MAKENZIE GOODMAN | LOS ANGELES, USA
Makenzie Goodman is a photographer currently based in Los Angeles, CA. She grew up on on a farm in rural western Pennsylvania. Her work explores the peculiarities of human connection to geographical place.
What is your work about?
People always say that looking back gets us nowhere and should be avoided. ”Live in the present!” they say. ”Be here now!” This, however, is easier said than done. Calypso’s enchanting melodies couldn’t keep Odysseus from yearning for Ithaca. Marcel Proust spent the last part of his life as an invalid in bed remembering his childhood, writing the seven-volume novel In Search of Lost Time. Even wild Huck Finn couldn’t stop himself from creeping back into town to shed a few secret tears. So while nostalgia may not bring joy to our lives, nor does it satisfy us in the present, the experience of looking back and remembering a place fraught with poignant memories is one of the most human things we do. We lament the passage of time and the places we cannot get back to, and from that time-warped perspective, the places and people of the past shimmer.
The allure of the mythical West is in sharp tension with the provincial, East Coast home I grew up in. I spent my youth yearning to live in the American West, and now that I have finally landed in coastal California I long for rural Pennsylvania and its cold winters. And so I restlessly search between the local and universal, finding that I am a native nowhere.

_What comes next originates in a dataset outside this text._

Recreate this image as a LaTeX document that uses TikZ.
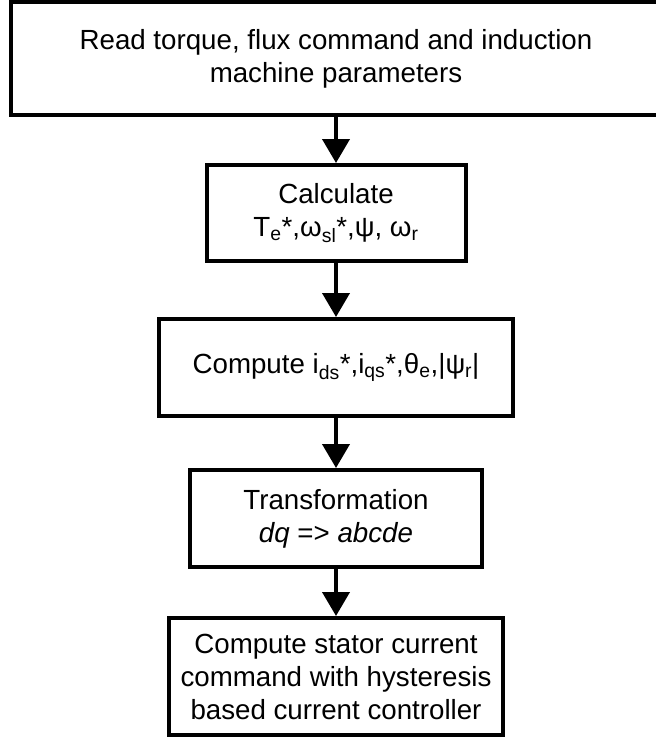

How does photographing on film (or using your material photographic process of predilection) inform your artistic practice?
There is both a mythology and a mystery that is addressed through using film. These ideas are at the core of the work I want to make and an analog process, that is by nature slower and more enigmatic than a digital one, allows me to connect content and concept to the physical means by which I make photographs.